Teacher’s Day was the same day as Thanksgiving, and one of my
colleagues received this chocolate-carrot cake bouquet
There are now two Turkish teachers at work who have ties to Alabama. One has a daughter who attended Northern Alabama University, and the other is married to an Alabaman. One day recently, the two guys began rhapsodizing about country-western music and the delights of the Cracker Barrel Restaurant. A fellow Midwesterner and I gave them dubious looks and, okay, we might have snickered. The next day we saw them exchanging country-western CDs. As we walked by, they gave us baleful glances.

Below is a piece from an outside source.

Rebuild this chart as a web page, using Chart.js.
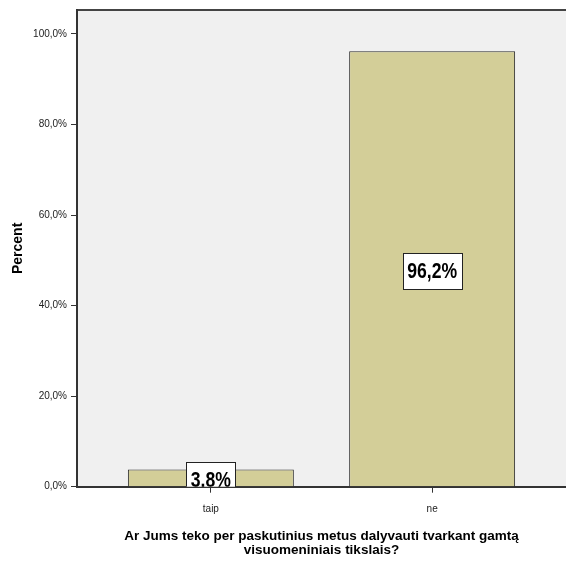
<!DOCTYPE html>
<html>
<head>
<meta charset="utf-8">
<script src="https://cdn.jsdelivr.net/npm/chart.js@4"></script>
<style>
  html, body { margin: 0; padding: 0; background: #fff; overflow: hidden; }
  #wrap { width: 566px; height: 563px; }
</style>
</head>
<body>
<div id="wrap"><canvas id="chart"></canvas></div>
<script>
/* Data */
const categories = ["taip", "ne"];
const percents = [3.8, 96.2];
const valueLabels = ["3.8%", "96,2%"];
const yTicks = [0, 20, 40, 60, 80, 100];
const xTitle = ["Ar Jums teko per paskutinius metus dalyvauti tvarkant gamtą", "visuomeniniais tikslais?"];
const yTitle = "Percent";

const sans = "'Liberation Sans', Arial, sans-serif";

// gray plot background + top frame line
const plotBackground = {
  id: "plotBackground",
  beforeDraw: function (chart) {
    const a = chart.chartArea;
    const ctx = chart.ctx;
    ctx.save();
    ctx.fillStyle = "#f0f0f0";
    ctx.fillRect(a.left, a.top, a.right - a.left, a.bottom - a.top);
    ctx.strokeStyle = "#444";
    ctx.lineWidth = 2;
    ctx.beginPath();
    ctx.moveTo(a.left, a.top);
    ctx.lineTo(a.right, a.top);
    ctx.stroke();
    ctx.restore();
  }
};

// boxed value labels in the middle of each bar (narrowed bold text, clipped to plot)
const boxLabels = {
  id: "boxLabels",
  afterDatasetsDraw: function (chart) {
    const ctx = chart.ctx;
    const a = chart.chartArea;
    const meta = chart.getDatasetMeta(0);
    const squeeze = 0.8;
    ctx.save();
    ctx.beginPath();
    ctx.rect(a.left, a.top, a.right - a.left, a.bottom - a.top);
    ctx.clip();
    meta.data.forEach(function (bar, i) {
      ctx.font = "bold 22px " + sans;
      const tw = ctx.measureText(valueLabels[i]).width * squeeze;
      const w = Math.round(tw + 9);
      const h = 36;
      const cy = (bar.y + bar.base) / 2 + 2;
      const left = Math.round(bar.x - w / 2);
      const top = Math.round(cy - h / 2);
      ctx.fillStyle = "#fff";
      ctx.fillRect(left, top, w, h);
      ctx.strokeStyle = "#222";
      ctx.lineWidth = 1;
      ctx.strokeRect(left + 0.5, top + 0.5, w, h);
      ctx.save();
      ctx.translate(bar.x, cy + 1);
      ctx.scale(squeeze, 1);
      ctx.fillStyle = "#000";
      ctx.textAlign = "center";
      ctx.textBaseline = "middle";
      ctx.fillText(valueLabels[i], 0, 0);
      ctx.restore();
    });
    ctx.restore();
  }
};

new Chart(document.getElementById("chart"), {
  type: "bar",
  data: {
    datasets: [{
      data: percents.map(function (v, i) { return { x: i + 1, y: v }; }),
      backgroundColor: "#d3ce98",
      borderColor: "#2a2a2a",
      borderWidth: 1,
      categoryPercentage: 1,
      barPercentage: 0.75
    }]
  },
  options: {
    responsive: true,
    maintainAspectRatio: false,
    animation: false,
    layout: { padding: { top: 9.5, right: 0, left: 0, bottom: 0 } },
    plugins: { legend: { display: false }, tooltip: { enabled: false } },
    scales: {
      x: {
        type: "linear",
        min: 0.395,
        max: 2.605,
        offset: false,
        z: 1,
        afterBuildTicks: function (scale) {
          scale.ticks = categories.map(function (c, i) { return { value: i + 1 }; });
        },
        afterFit: function (scale) { scale.height = 76.3; },
        grid: { offset: false, drawOnChartArea: false, drawTicks: true, tickLength: 6, color: "#333", lineWidth: 1 },
        border: { display: true, color: "#333", width: 2 },
        ticks: {
          color: "#222",
          font: { family: sans, size: 10 },
          padding: 11,
          maxRotation: 0,
          callback: function (v) { return categories[v - 1]; }
        },
        title: {
          display: true,
          text: xTitle,
          color: "#000",
          font: { family: sans, size: 13.5, weight: "bold", lineHeight: 1 },
          padding: { top: 0, bottom: 6 }
        }
      },
      y: {
        min: 0,
        max: 105.3,
        afterBuildTicks: function (scale) {
          scale.ticks = yTicks.map(function (v) { return { value: v }; });
        },
        afterFit: function (scale) { scale.width = 77; },
        grid: { drawOnChartArea: false, drawTicks: true, tickLength: 6, color: "#333", lineWidth: 1 },
        border: { display: true, color: "#333", width: 2 },
        ticks: {
          color: "#222",
          font: { family: sans, size: 10 },
          padding: 4,
          callback: function (v) { return v.toFixed(1).replace(".", ",") + "%"; }
        },
        title: {
          display: true,
          text: yTitle,
          color: "#000",
          font: { family: sans, size: 14, weight: "bold", lineHeight: 1 },
          padding: { top: 11, bottom: 0 }
        }
      }
    }
  },
  plugins: [plotBackground, boxLabels]
});
</script>
</body>
</html>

Another Teacher’s Day gift: cookie lollipops
Our university has officially been diversified. First, let me back up. Although Turkey is historically diverse, its citizens hailing from both the east and the west; it is now essentially a country of white people. It is rare to see anyone of color here. But now we have five Somalistudents at our university, part of a larger group of refugees that Turkey accepted recently.
It has been interesting to observe these young men, and to note Turkish reactions to them. I have one of the Somalis, Abdi, in my class, and on the first day, he asked me if he could come five minutes late to class on Fridays because that is the Islamic day of prayer. He told me he planned to use the prayer room in the basement of our building, but the week before several Somalis had skipped classes to catch a bus to the mosque.
I have never been asked that question from Turkish students, even the headscarfed female students who are considered religiously conservative. I told Abdi yes, but when I informed my Turkish supervisor, she rolled her eyes and said, “it will be more than five minutes.” “Don’t let him take advantage of this,” a Turkish colleague warned.
It is unusual and interesting to be around Muslims whose ideas differ — and run counter to — my stereotypes. But these incidents keep me on my toes, thinking and stretching my brain and always, always, adjusting my perceptions.